Considerations to the model formulation and parameter estimates should be made if the standard errors are too high and unreasonable.

sdrep <- sdreport(obj)
sdrep

6 Jitter test

A jitter test is used to evaluate whether a model has actually converged to a global solution rather than a local minimum. This should check that none of the randomly generated starting values of the parameters results in a solution that has a smaller negative log likelihood than the reference model. A jitter test is conducted by changing the starting parameter values and rerunning the model several times. This should be done with multiple (if not all) the parameters.

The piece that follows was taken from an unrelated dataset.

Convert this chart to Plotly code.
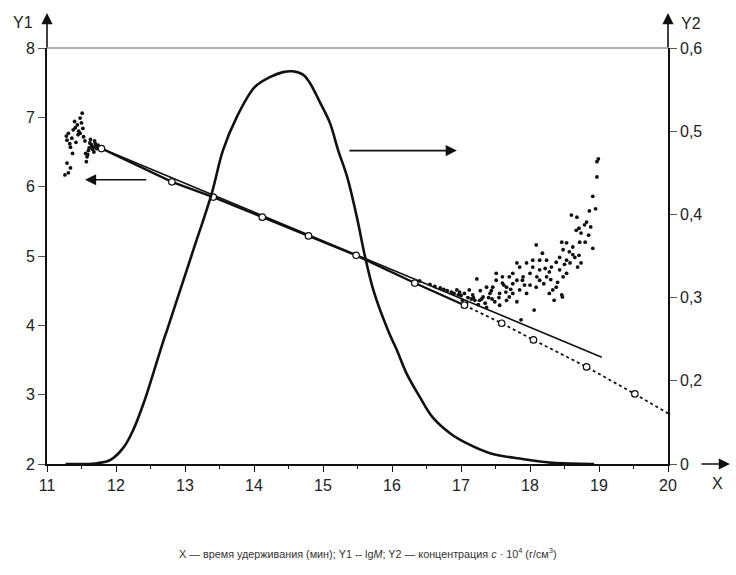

# this function runs the optimizer with the new parameters (opt$par + randomization)
doone <- function() {
  fit <- nlminb(opt$par + rnorm(length(opt$par), sd = .1),
    obj$fn, obj$gr,
    control = list(eval.max = 1000, iter.max = 1000)
  )
  c(fit$par, "convergence" = fit$convergence)
}

set.seed(123456)
# jitter the parameters 100 times
jit <- replicate(100, doone())
# check if the convergence are all 0s across the 100 iterations
# check if there are any outliers or large intervals
boxplot(t(jit))

Note: the magnitude of the jittering should be done within reason (e.g., 10% CV) as extreme jitters could start the model search in an unrealistic place and then the model would not be able to detect gradients that point towards reasonable solutions.

7 Likelihood profile

A likelihood profile shows how the negative log likelihood changes as one of the parameters is fixed across a range of values while estimating the other parameters. This helps evaluate which parameters are informative, measure the amount of information contained in the data, and check the sensitivity (i.e., the consequence of using a fixed value) of the model result to the choice of the parameters. The shape of the likelihood profile for a parameter should look like a U:

This does not have to be done on all parameters, but select important parameters. This typically includes initial abundance (e.g., R0, initial abundance at age vector), recruitment (e.g., steepness or compensation ratio), natural mortality, selectivity, etc. The goal is to identify if there are any conflicting information in the data about abundance.